* _Objective_: Every line that contains "this" counts once; give the total number of such lines, with no other words.

* _Records with drawing code_:
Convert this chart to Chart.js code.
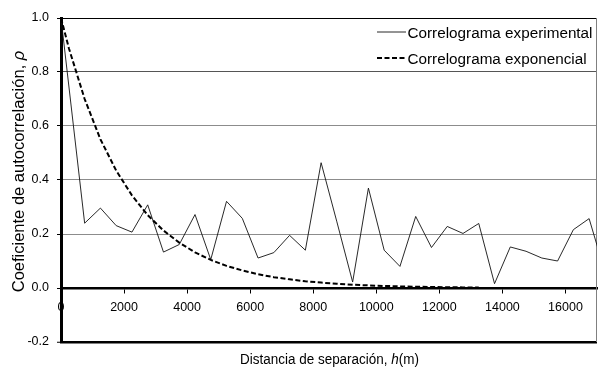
<!DOCTYPE html>
<html>
<head>
<meta charset="utf-8">
<title>Correlograma</title>
<script src="https://cdn.jsdelivr.net/npm/chart.js@4.4.1/dist/chart.umd.min.js"></script>
<style>
  html, body { margin: 0; padding: 0; background: #fff; }
  #wrap { width: 608px; height: 367px; }
  canvas { display: block; }
</style>
</head>
<body>
<div id="wrap"><canvas id="chart" width="608" height="367"></canvas></div>
<script>
// Experimental correlogram: lag distance h (m) and autocorrelation coefficient
const lagExperimental = [0, 750, 1250, 1750, 2250, 2750, 3250, 3750, 4250, 4750,
  5250, 5750, 6250, 6750, 7250, 7750, 8250, 8750, 9250, 9750,
  10250, 10750, 11250, 11750, 12250, 12750, 13250, 13750, 14250, 14750,
  15250, 15750, 16250, 16750, 17250];
const rhoExperimental = [1.0, 0.240, 0.296, 0.231, 0.207, 0.308, 0.133, 0.161, 0.272, 0.105,
  0.321, 0.258, 0.111, 0.131, 0.195, 0.140, 0.464, 0.245, 0.022, 0.370,
  0.140, 0.080, 0.265, 0.150, 0.228, 0.202, 0.239, 0.016, 0.152, 0.136,
  0.111, 0.100, 0.216, 0.257, 0.060];

// Fitted exponential model
const lagExponential = [0, 250, 750, 1250, 1750, 2250, 2750, 3250, 3750, 4250,
  4750, 5250, 5750, 6250, 6750, 7250, 7750, 8250, 8750, 9250,
  9750, 10250, 10750, 11250, 11750, 12250, 12750, 13250];
const rhoExponential = [1.000, 0.888, 0.700, 0.551, 0.435, 0.343, 0.270, 0.213, 0.168, 0.132,
  0.104, 0.082, 0.065, 0.051, 0.040, 0.032, 0.025, 0.020, 0.0155, 0.0122,
  0.0096, 0.0076, 0.0060, 0.0047, 0.0037, 0.0029, 0.0023, 0.0018];

const seriesLabels = ['Correlograma experimental', 'Correlograma exponencial'];
const xTickValues = [0, 2000, 4000, 6000, 8000, 10000, 12000, 14000, 16000];
const yTickValues = [-0.2, 0.0, 0.2, 0.4, 0.6, 0.8, 1.0];
const xTitle = ['Distancia de separación, ', 'h', '(m)'];
const yTitle = ['Coeficiente de autocorrelación, ', 'ρ'];

const FONT = "'Liberation Sans', Arial, Helvetica, sans-serif";

const toPoints = (xs, ys) => xs.map((x, i) => ({ x: x, y: ys[i] }));

// Draws a run of text pieces (some italic) centred on the origin,
// squeezed or stretched horizontally to an overall width when one is given
function drawMixed(ctx, pieces, italicIdx, size, width) {
  const fonts = pieces.map((p, i) => (italicIdx.includes(i) ? 'italic ' : '') + size + 'px ' + FONT);
  const widths = pieces.map((p, i) => { ctx.font = fonts[i]; return ctx.measureText(p).width; });
  const total = widths.reduce((a, b) => a + b, 0);
  if (width) ctx.scale(width / total, 1);
  let x = -total / 2;
  pieces.forEach((p, i) => {
    ctx.font = fonts[i];
    ctx.fillText(p, x, 0);
    x += widths[i];
  });
}

const decorations = {
  id: 'decorations',
  beforeDatasetsDraw(chart) {
    const { ctx, chartArea: a } = chart;
    ctx.save();
    // right edge of the plot area
    ctx.strokeStyle = '#808080';
    ctx.lineWidth = 1;
    ctx.beginPath();
    ctx.moveTo(Math.round(a.right) - 0.5, a.top);
    ctx.lineTo(Math.round(a.right) - 0.5, a.bottom);
    ctx.stroke();
    ctx.restore();
  },
  afterDraw(chart) {
    const { ctx } = chart;
    ctx.save();
    ctx.fillStyle = '#000';
    ctx.textBaseline = 'alphabetic';
    ctx.textAlign = 'left';

    // axis titles
    ctx.save();
    ctx.translate(329.5, 363.5);
    drawMixed(ctx, xTitle, [1], 15.5, 179);
    ctx.restore();

    ctx.save();
    ctx.translate(24, 171.5);
    ctx.rotate(-Math.PI / 2);
    drawMixed(ctx, yTitle, [1], 16.5);
    ctx.restore();

    // legend
    const items = chart.data.datasets;
    const rows = [32, 58];
    const baselines = [37.5, 63.5];
    ctx.font = '15.5px ' + FONT;
    const stretch = 185 / ctx.measureText(items[0].label).width;
    items.forEach((ds, i) => {
      ctx.save();
      ctx.strokeStyle = ds.borderColor;
      ctx.lineWidth = ds.borderWidth;
      ctx.setLineDash(ds.borderDash || []);
      ctx.beginPath();
      ctx.moveTo(377, rows[i]);
      ctx.lineTo(406, rows[i]);
      ctx.stroke();
      ctx.restore();
      ctx.save();
      ctx.translate(407.5, baselines[i]);
      ctx.scale(stretch, 1);
      ctx.fillText(ds.label, 0, 0);
      ctx.restore();
    });
    ctx.restore();
  }
};

const near = (a, b) => Math.abs(a - b) < 1e-6;

new Chart(document.getElementById('chart'), {
  type: 'line',
  data: {
    datasets: [
      {
        label: seriesLabels[0],
        data: toPoints(lagExperimental, rhoExperimental),
        borderColor: '#111',
        borderWidth: 0.9,
        pointRadius: 0,
        tension: 0,
        fill: false,
        order: 1
      },
      {
        label: seriesLabels[1],
        data: toPoints(lagExponential, rhoExponential),
        borderColor: '#000',
        borderWidth: 2,
        borderDash: [5, 2.5],
        pointRadius: 0,
        tension: 0,
        fill: false,
        order: 0
      }
    ]
  },
  options: {
    responsive: false,
    animation: false,
    devicePixelRatio: 1,
    layout: { padding: { left: 0, top: 18, right: 11, bottom: 25 } },
    plugins: {
      legend: { display: false },
      tooltip: { enabled: false }
    },
    scales: {
      x: {
        type: 'linear',
        min: 0,
        max: 17000,
        position: { y: 0 },
        afterFit(scale) { scale.height = 0; },
        afterBuildTicks(scale) { scale.ticks = xTickValues.map(v => ({ value: v })); },
        ticks: {
          autoSkip: false,
          maxRotation: 0,
          padding: 8,
          color: '#000',
          font: { family: FONT, size: 12.5 },
          callback: v => String(v)
        },
        grid: {
          drawOnChartArea: false,
          drawTicks: true,
          tickLength: 4,
          tickColor: '#000',
          tickWidth: 1
        },
        border: { display: true, color: '#000', width: 2.5 }
      },
      y: {
        type: 'linear',
        min: -0.2,
        max: 1.0,
        afterFit(scale) { scale.width = 61; },
        afterBuildTicks(scale) { scale.ticks = yTickValues.map(v => ({ value: v })); },
        ticks: {
          padding: 8,
          color: '#000',
          font: { family: FONT, size: 12.5 },
          callback: v => Number(v).toFixed(1)
        },
        grid: {
          drawTicks: true,
          tickLength: 4,
          tickColor: '#000',
          tickWidth: 1,
          color: c => {
            const v = c.tick ? c.tick.value : 0;
            if (near(v, 1) || near(v, -0.2) || near(v, 0)) return '#000';
            if (near(v, 0.8)) return '#555';
            return '#8c8c8c';
          },
          lineWidth: c => {
            const v = c.tick ? c.tick.value : 0;
            if (near(v, -0.2)) return 2.5;
            return 1;
          }
        },
        border: { display: true, color: '#000', width: 3 }
      }
    }
  },
  plugins: [decorations]
});
</script>
</body>
</html>
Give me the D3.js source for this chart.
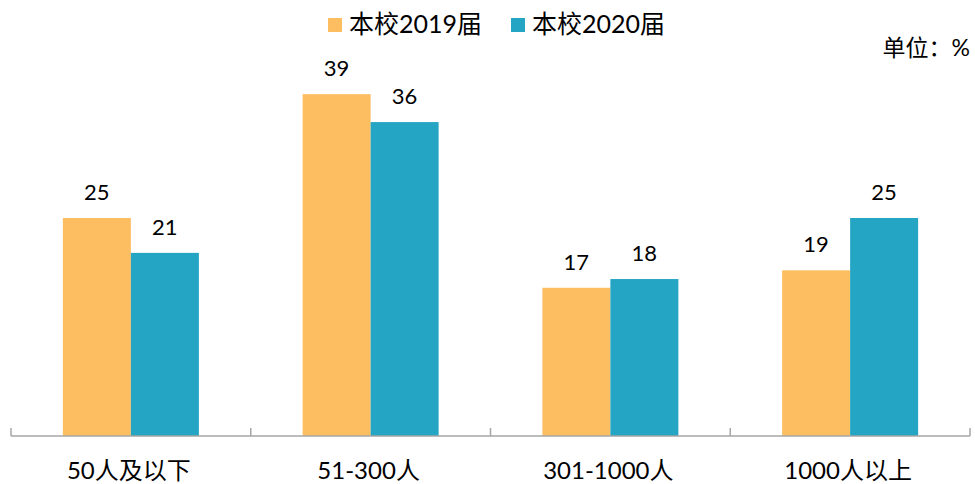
<!DOCTYPE html>
<html><head><meta charset="utf-8">
<script src="https://cdn.jsdelivr.net/npm/d3@7"></script>
<style>body{margin:0;background:#fff}text{font-family:Lato,"Noto Sans CJK SC",sans-serif;fill:#000}</style>
</head><body>
<svg id="c" width="975" height="484"></svg>
<script>
const categories = ["50人及以下","51-300人","301-1000人","1000人以上"];
const seriesNames = ["本校2019届","本校2020届"];
const values2019 = [25, 39.2, 17, 19];
const values2020 = [21, 36, 18, 25];
const colors = ["#FDBE62","#24A5C4"];
const unitLabel = "单位：%";

const svg = d3.select("#c");
const x0 = 11, x1 = 970, base = 436;
const x = d3.scaleBand().domain(categories).range([x0, x1]).paddingInner(0).paddingOuter(0);
const inner = d3.scaleBand().domain([0,1]).range([0, x.bandwidth()]).paddingInner(0).paddingOuter(0.763);
const y = d3.scaleLinear().domain([0, 25]).range([base, 218]);

const series = [values2019, values2020];
series.forEach((vals, si) => {
  svg.append("g").selectAll("rect").data(vals).join("rect")
    .attr("x", (d,i) => x(categories[i]) + inner(si))
    .attr("width", inner.bandwidth())
    .attr("y", d => y(d))
    .attr("height", d => base - y(d))
    .attr("fill", colors[si]);
  svg.append("g").selectAll("text").data(vals).join("text")
    .attr("x", (d,i) => x(categories[i]) + inner(si) + inner.bandwidth()/2)
    .attr("y", d => y(d) - 18)
    .attr("text-anchor","middle")
    .attr("font-size", 22)
    .text(d => Math.round(d));
});

// axis
const axis = svg.append("g");
axis.append("line").attr("x1", x0).attr("x2", x1).attr("y1", base).attr("y2", base)
  .attr("stroke","#A6A6A6").attr("stroke-width",1.5);
const tickPos = categories.map(c => x(c)).concat([x1]);
axis.selectAll("line.t").data(tickPos).join("line").attr("class","t")
  .attr("x1", d=>d).attr("x2", d=>d).attr("y1", base-8).attr("y2", base)
  .attr("stroke","#A6A6A6").attr("stroke-width",1.5);
axis.selectAll("text").data(categories).join("text")
  .attr("x", d => x(d) + x.bandwidth()/2 - 2)
  .attr("y", 479)
  .attr("text-anchor","middle")
  .attr("font-size", 24)
  .text(d => d);

// legend
const legX = [328, 511];
seriesNames.forEach((n,i) => {
  svg.append("rect").attr("x", legX[i]).attr("y", 18).attr("width",14).attr("height",14).attr("fill",colors[i]);
  svg.append("text").attr("x", legX[i]+21).attr("y", 33).attr("font-size",25).text(n);
});
svg.append("text").attr("x", 970).attr("y", 56).attr("text-anchor","end").attr("font-size",23).text(unitLabel);
</script>
</body></html>
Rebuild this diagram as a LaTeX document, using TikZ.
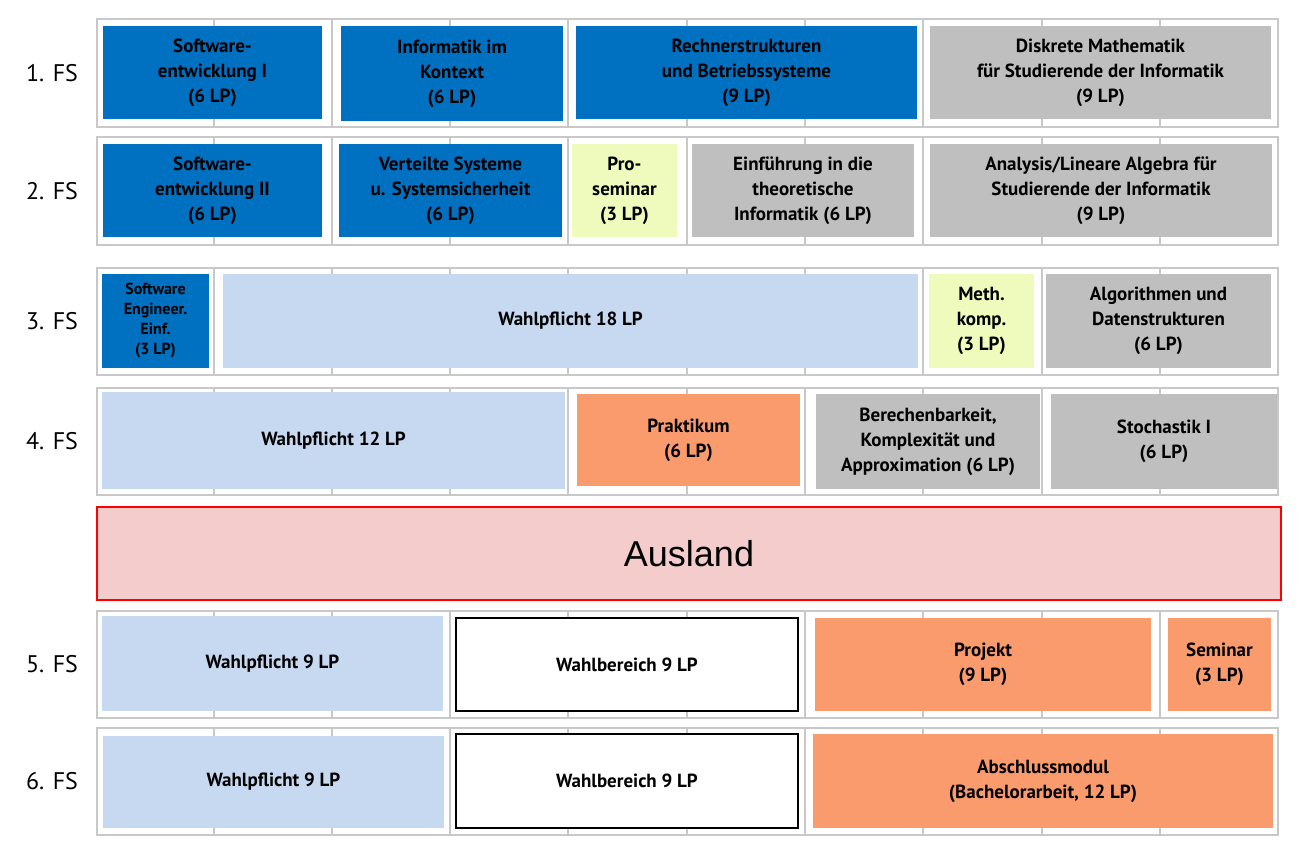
\documentclass[tikz,border=0pt]{standalone}
\usepackage{fontspec}
\setmainfont{PT Sans}
\newfontfamily\arialf{Liberation Sans}
\definecolor{cblue}{HTML}{0070C0}
\definecolor{cgray}{HTML}{BFBFBF}
\definecolor{cyel}{HTML}{EFFBBC}
\definecolor{clblue}{HTML}{C6D9F0}
\definecolor{corange}{HTML}{FA9B6E}
\definecolor{cpink}{HTML}{F4CCCC}
\definecolor{cgrid}{HTML}{C8C8C8}
\tikzset{
 mbox/.style={draw=none,inner sep=0pt,align=center,font=\fontsize{19}{25}\selectfont\bfseries},
 gridl/.style={draw=cgrid,line width=2.5pt},
 fslab/.style={font=\fontsize{24}{28}\selectfont,anchor=center},
}
\newcommand{\bx}[7]{\node[mbox,#6,minimum width={(#4-#2)*1pt},minimum height={(#5-#3)*1pt}] (#1) at ({(#2+#4)/2},{(#3+#5)/2}) {#7};}
\newcommand{\rowg}[3]{%
 \draw[gridl] (97,#1) rectangle (1278,#2);
 \foreach \xx in {214,332,450,568,687,805,923,1042,1160} {\draw[draw=cgrid,line width=2pt] (\xx,#1) -- (\xx,#2);}
 \node[fslab] (fs#3) at (52,{(#1+#2)/2}) {#3. FS};}
\begin{document}
\begin{tikzpicture}[x=1pt,y=-1pt]
\useasboundingbox (0,0) rectangle (1304,851);
\rowg{19}{127}{1}
\rowg{137}{245}{2}
\rowg{268}{375}{3}
\rowg{388}{495}{4}
\rowg{611}{718}{5}
\rowg{728}{835}{6}
% row 1
\bx{a1}{103}{26}{322}{119}{fill=cblue}{Software-\\entwicklung I\\(6 LP)}
\bx{a2}{341}{26}{563}{121}{fill=cblue}{Informatik im\\Kontext\\(6 LP)}
\bx{a3}{576}{26}{917}{119}{fill=cblue}{Rechnerstrukturen\\und Betriebssysteme\\(9 LP)}
\bx{a4}{930}{26}{1271}{119}{fill=cgray}{Diskrete Mathematik\\für Studierende der Informatik\\(9 LP)}
% row 2
\bx{b1}{103}{144}{322}{237}{fill=cblue}{Software-\\entwicklung II\\(6 LP)}
\bx{b2}{339}{144}{562}{237}{fill=cblue}{Verteilte Systeme\\u. Systemsicherheit\\(6 LP)}
\bx{b3}{572}{144}{677}{237}{fill=cyel}{Pro-\\seminar\\(3 LP)}
\bx{b4}{692}{144}{914}{237}{fill=cgray}{Einführung in die\\theoretische\\Informatik (6 LP)}
\bx{b5}{930}{144}{1272}{237}{fill=cgray}{Analysis/Lineare Algebra für\\Studierende der Informatik\\(9 LP)}
% row 3
\bx{c1}{102}{274}{209}{368}{fill=cblue,font=\fontsize{16}{20}\selectfont\bfseries}{Software\\Engineer.\\Einf.\\(3 LP)}
\bx{c2}{223}{274}{918}{368}{fill=clblue}{Wahlpflicht 18 LP}
\bx{c3}{929}{274}{1034}{368}{fill=cyel}{Meth.\\komp.\\(3 LP)}
\bx{c4}{1046}{274}{1271}{368}{fill=cgray}{Algorithmen und\\Datenstrukturen\\(6 LP)}
% row 4
\bx{d1}{102}{392}{565}{489}{fill=clblue}{Wahlpflicht 12 LP}
\bx{d2}{577}{394}{800}{486}{fill=corange}{Praktikum\\(6 LP)}
\bx{d3}{816}{394}{1040}{489}{fill=cgray}{Berechenbarkeit,\\Komplexität und\\Approximation (6 LP)}
\bx{d4}{1051}{394}{1277}{489}{fill=cgray}{Stochastik I\\(6 LP)}
% Ausland
\bx{au}{97}{507}{1281}{600}{fill=cpink,draw=red,line width=1.5pt,font=\arialf\fontsize{36}{40}\selectfont}{Ausland}
% row 5
\bx{e1}{102}{616}{443}{711}{fill=clblue}{Wahlpflicht 9 LP}
\bx{e2}{456}{618}{798}{711}{fill=white,draw=black,line width=1.5pt}{Wahlbereich 9 LP}
\bx{e3}{815}{618}{1151}{711}{fill=corange}{Projekt\\(9 LP)}
\bx{e4}{1168}{618}{1271}{711}{fill=corange}{Seminar\\(3 LP)}
% row 6
\bx{f1}{103}{736}{444}{828}{fill=clblue}{Wahlpflicht 9 LP}
\bx{f2}{456}{734}{798}{828}{fill=white,draw=black,line width=1.5pt}{Wahlbereich 9 LP}
\bx{f3}{813}{734}{1273}{828}{fill=corange}{Abschlussmodul\\(Bachelorarbeit, 12 LP)}
\end{tikzpicture}
\end{document}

* _Written answer_: 3